CIO Peter Branner was interviewed recently by IPE and talked about future growth, responsible investing and his vision on long-term.
In the interview, Peter talked about where APG can find future growth for pension fund clients and its beneficiaries: “I think it’s fair to say that the return expectations in Europe are of course very much linked to the fact that we have negative yields, and every asset class is, somewhat, feeling the gravity of that fact. So, for sure it will be a challenge in liquid asset classes for the foreseeable future. And for demographic reasons, Europe will not be the place where you see global growth, for sure.”
However, Peter does sees attractive possibilities in Europe, for example sustainable investments in green technology, where he says Europe is at the forefront in areas like wind turbines: “We will continue to invest in infrastructure in Europe, an area where I think Europe is in high demand. And even with the gravity to negative yields there is still quite a good yield on those deals. I think that it makes perfect sense in Europe to focus on that area, whereas, if you look at the liquid markets, maybe our eyes are more focused on going further east towards Asia. I think it’s fair to say that more of the deals we see in infrastructure and real estate will come from Asia. That’s why we are also beefing up our presence in Hong Kong.”

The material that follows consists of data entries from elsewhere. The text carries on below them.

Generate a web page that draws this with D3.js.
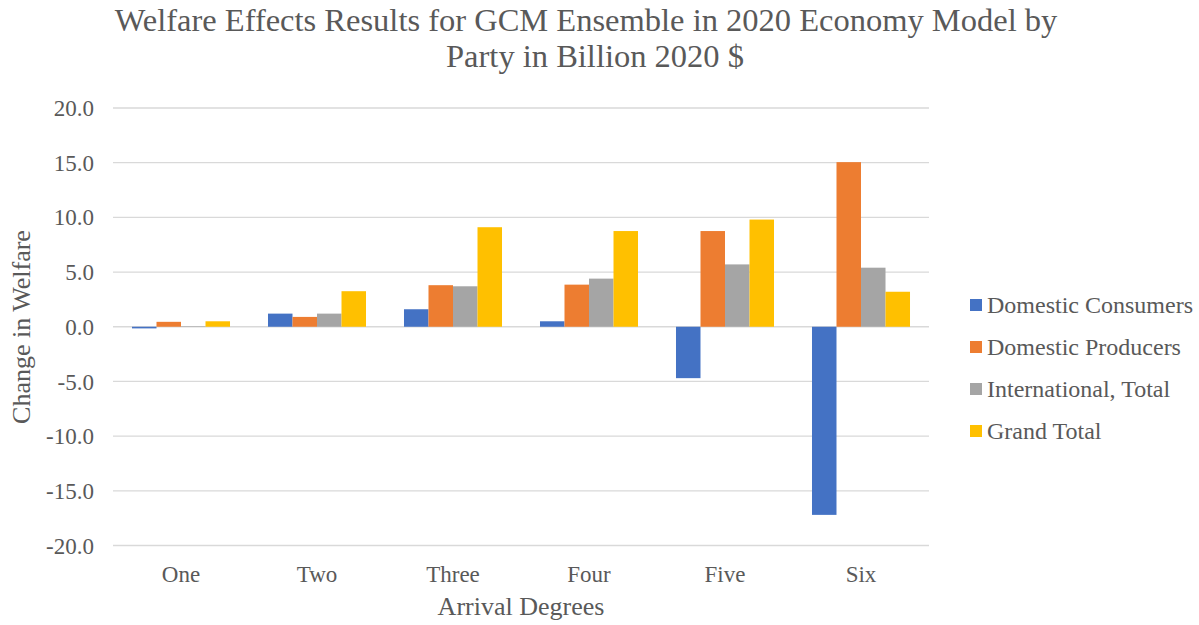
<!DOCTYPE html>
<html>
<head>
<meta charset="utf-8">
<script src="https://cdn.jsdelivr.net/npm/d3@7"></script>
<style>
  html, body { margin: 0; padding: 0; background: #fff; }
  svg text { font-family: "Liberation Serif", "Times New Roman", serif; fill: #595959; }
</style>
</head>
<body>
<svg id="chart" width="1199" height="625"></svg>
<script>
// Welfare effects by party and arrival degree (billion 2020 $)
const categories = ["One", "Two", "Three", "Four", "Five", "Six"];
const seriesNames = ["Domestic Consumers", "Domestic Producers", "International, Total", "Grand Total"];
const domesticConsumers = [-0.15, 1.2, 1.6, 0.5, -4.7, -17.2];
const domesticProducers = [0.45, 0.9, 3.8, 3.85, 8.75, 15.05];
const internationalTotal = [0.05, 1.2, 3.7, 4.4, 5.7, 5.4];
const grandTotal = [0.5, 3.25, 9.1, 8.75, 9.8, 3.2];
const yTicks = [-20, -15, -10, -5, 0, 5, 10, 15, 20];
const colors = ["#4472C4", "#ED7D31", "#A5A5A5", "#FFC000"];

const seriesValues = [domesticConsumers, domesticProducers, internationalTotal, grandTotal];
const serif = '"Liberation Serif", "Times New Roman", serif';

const svg = d3.select("#chart");
const plot = { left: 113, right: 929, top: 108, bottom: 545.5 };

const x = d3.scaleBand().domain(categories).range([plot.left, plot.right]);
// four bars per group, gap between groups ~1.55 bar widths
const x1 = d3.scaleBand().domain(seriesNames).range([0, x.bandwidth()]).paddingOuter(0.775);
const y = d3.scaleLinear().domain([-20, 20]).range([plot.bottom, plot.top]);

// gridlines
svg.append("g")
  .selectAll("line")
  .data(yTicks)
  .join("line")
  .attr("x1", plot.left).attr("x2", plot.right)
  .attr("y1", d => y(d)).attr("y2", d => y(d))
  .attr("stroke", "#d9d9d9").attr("stroke-width", 1.3);

// y axis labels (plain hyphen for negatives)
const yAxis = d3.axisLeft(y).tickValues(yTicks)
  .tickFormat(d => d.toFixed(1)).tickSize(0).tickPadding(0);
const gy = svg.append("g").attr("transform", "translate(94,0)").call(yAxis);
gy.select(".domain").remove();
gy.selectAll("text")
  .style("font-family", serif)
  .style("font-size", "23px").attr("fill", "#595959").attr("dy", "0.33em");

// bars
const rows = categories.map((c, i) => ({ c, vals: seriesValues.map((s, k) => ({ k, v: s[i] })) }));
const groups = svg.append("g").selectAll("g").data(rows).join("g")
  .attr("transform", d => `translate(${x(d.c)},0)`);
groups.selectAll("rect").data(d => d.vals).join("rect")
  .attr("x", d => x1(seriesNames[d.k]))
  .attr("width", x1.bandwidth())
  .attr("y", d => y(Math.max(0, d.v)))
  .attr("height", d => Math.abs(y(d.v) - y(0)))
  .attr("fill", d => colors[d.k]);

// x axis labels
const xAxis = d3.axisBottom(x).tickSize(0).tickPadding(0);
const gx = svg.append("g").attr("transform", "translate(0,582)").call(xAxis);
gx.select(".domain").remove();
gx.selectAll("text")
  .style("font-family", serif)
  .style("font-size", "23px").attr("fill", "#595959").attr("dy", 0);

// axis titles
svg.append("text").attr("x", (plot.left + plot.right) / 2).attr("y", 615)
  .attr("text-anchor", "middle").style("font-size", "26px").text("Arrival Degrees");
svg.append("text").attr("transform", "translate(30,327) rotate(-90)")
  .attr("text-anchor", "middle").style("font-size", "26px").text("Change in Welfare");

// title
const title = svg.append("text").attr("text-anchor", "middle").style("font-size", "32.5px");
title.append("tspan").attr("x", 586).attr("y", 31).text("Welfare Effects Results for GCM Ensemble in 2020 Economy Model by");
title.append("tspan").attr("x", 595).attr("y", 67).text("Party in Billion 2020 $");

// legend
const legend = svg.append("g").selectAll("g").data(seriesNames).join("g")
  .attr("transform", (d, i) => `translate(970,${305 + i * 42})`);
legend.append("rect").attr("x", 0).attr("y", -6).attr("width", 12).attr("height", 12)
  .attr("fill", (d, i) => colors[i]);
legend.append("text").attr("x", 17).attr("y", 0).attr("dy", "0.35em")
  .style("font-size", "24px").text(d => d);
</script>
</body>
</html>
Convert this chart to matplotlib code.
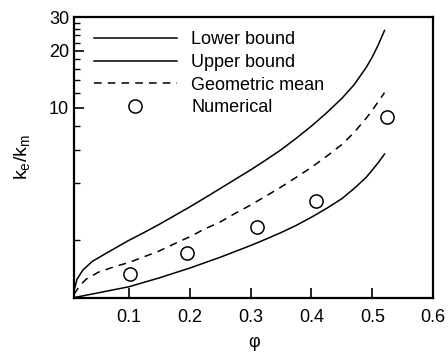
import numpy as np
import matplotlib
matplotlib.use("Agg")
import matplotlib.pyplot as plt
from matplotlib.ticker import FixedLocator, NullFormatter, FixedFormatter

plt.rcParams['font.family'] = ['Liberation Sans', 'DejaVu Sans']
plt.rcParams['mathtext.default'] = 'regular'

# bounds
phi_upper = [0.01, 0.015, 0.025, 0.04, 0.06, 0.08, 0.10, 0.125, 0.15, 0.175, 0.20, 0.225, 0.25,
             0.275, 0.30, 0.325, 0.35, 0.375, 0.40, 0.425, 0.45, 0.47, 0.49, 0.50, 0.51, 0.52]
k_upper = [1.08, 1.25, 1.40, 1.55, 1.69, 1.84, 2.0, 2.2, 2.43, 2.7, 3.0, 3.35, 3.75,
           4.2, 4.7, 5.3, 6.0, 6.9, 8.0, 9.4, 11.2, 13.2, 16.3, 18.5, 21.5, 25.5]

phi_lower = [0.01, 0.05, 0.10, 0.15, 0.20, 0.25, 0.30, 0.325, 0.35, 0.375, 0.40, 0.425,
             0.45, 0.47, 0.49, 0.50, 0.51, 0.52]
k_lower = [1.0, 1.06, 1.14, 1.27, 1.43, 1.63, 1.88, 2.03, 2.2, 2.4, 2.65, 2.95,
           3.32, 3.75, 4.3, 4.7, 5.15, 5.7]

phi_geo = [0.01, 0.02, 0.03, 0.05, 0.075, 0.10, 0.125, 0.15, 0.175, 0.20, 0.225, 0.25, 0.275,
           0.30, 0.325, 0.35, 0.375, 0.40, 0.425, 0.45, 0.47, 0.49, 0.50, 0.51, 0.52]
k_geo = [1.04, 1.16, 1.25, 1.36, 1.45, 1.53, 1.64, 1.76, 1.92, 2.09, 2.3, 2.5, 2.78,
         3.07, 3.42, 3.82, 4.3, 4.85, 5.55, 6.4, 7.4, 8.8, 9.7, 10.8, 12.0]

phi_num = [0.102, 0.196, 0.311, 0.408, 0.524]
k_num = [1.33, 1.71, 2.35, 3.24, 8.88]

fig = plt.figure(figsize=(4.48, 3.56), dpi=100)
ax = fig.add_axes([0.165, 0.164, 0.802, 0.788])

ax.plot(phi_lower, k_lower, color='k', lw=1.1, label='Lower bound')
ax.plot(phi_upper, k_upper, color='k', lw=1.1, label='Upper bound')
ax.plot(phi_geo, k_geo, color='k', lw=1.1, dashes=(5, 4), label='Geometric mean')
ax.plot(phi_num, k_num, 'o', ms=9.5, mfc='none', mec='k', mew=1.1, label='Numerical')

ax.set_yscale('log')
ax.set_xlim(0.01, 0.6)
ax.set_ylim(1, 30)

ax.xaxis.set_major_locator(FixedLocator([0.1, 0.2, 0.3, 0.4, 0.5, 0.6]))
ax.set_xticklabels(['0.1', '0.2', '0.3', '0.4', '0.5', '0.6'])
ax.yaxis.set_major_locator(FixedLocator([10, 20, 30]))
ax.yaxis.set_major_formatter(FixedFormatter(['10', '20', '30']))
ax.yaxis.set_minor_locator(FixedLocator([2, 4, 6, 8, 12, 14, 16, 18, 22, 24, 26, 28]))
ax.yaxis.set_minor_formatter(NullFormatter())

ax.tick_params(which='major', direction='in', length=7, width=1.2, labelsize=13)
ax.tick_params(which='minor', direction='in', length=4, width=1.0)
ax.tick_params(axis='x', pad=8)
for s in ax.spines.values():
    s.set_linewidth(1.6)

ax.set_xlabel('φ', fontsize=13, labelpad=6)
ax.set_ylabel('k$_e$/k$_m$', fontsize=14, labelpad=12)

ax.legend(loc='upper left', frameon=False, fontsize=13, handlelength=4.6,
          handletextpad=0.8, labelspacing=0.32, borderaxespad=0.3,
          bbox_to_anchor=(0.02, 0.995))

fig.savefig('out.png', dpi=100)
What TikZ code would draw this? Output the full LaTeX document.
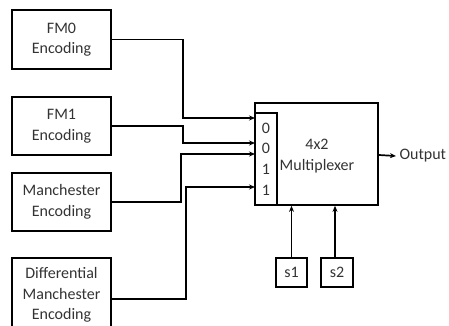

With clients like ABP under intense scrutiny, ESG is a key consideration, particularly in the sensitive area of exclusions. Here, APG is driven by what its clients want in terms of ESG criteria, but in line with other pension and asset managers it has taken its own stance in recent years and has integrated ESG in portfolio management.
In terms of ESG, as Peter puts it, “the whole investment organisation is basically doing it”. He explains: “Maybe I’m talking the obvious here, but I think it’s so important that sustainability is embedded in the investment process. Because if you don’t do it, it becomes an overlay and it doesn’t necessarily benefit our ultimate clients. Whereas if it is integrated in the investment process, some of these sustainability themes work to the benefit of the companies that we invest in, and we think that they will become long-term winners by doing it. That will be to the natural benefit of our investors and our pension holders.”
Peter also has a clear vision on the APG investment organisation: “My role is to help the organisation to be able to be long-term investors. I really think that a professional investment organisation is dependent on two things: hiring a lot of investment talent, and then keeping it together for a long time. It sounds simple, but what is talent changes over time. Really, to attract and keep talent on board is top of my agenda. To make that happen, you need to create a certain level of civility and trust in an organisation. What we can call psychological safety, for employees to feel that they can act within this long-term.”
The use of technology can be beneficial for APG’s pension fund clients, says Peter: “I think technology and digitalisation will play a big role in all parts of the investment process, and the whole value chain of what we offer here. They all have to have a certain element of skill in this area. It’s like languages. They all need to speak English; now they also need to talk a little bit of digitalisation. Or at least to be able to set requirements for how they see their data being digitalised fully. I think that has happened across the company. Then you have an extremely powerful proprietary data warehouse that you can use to benefit clients in the investment process.”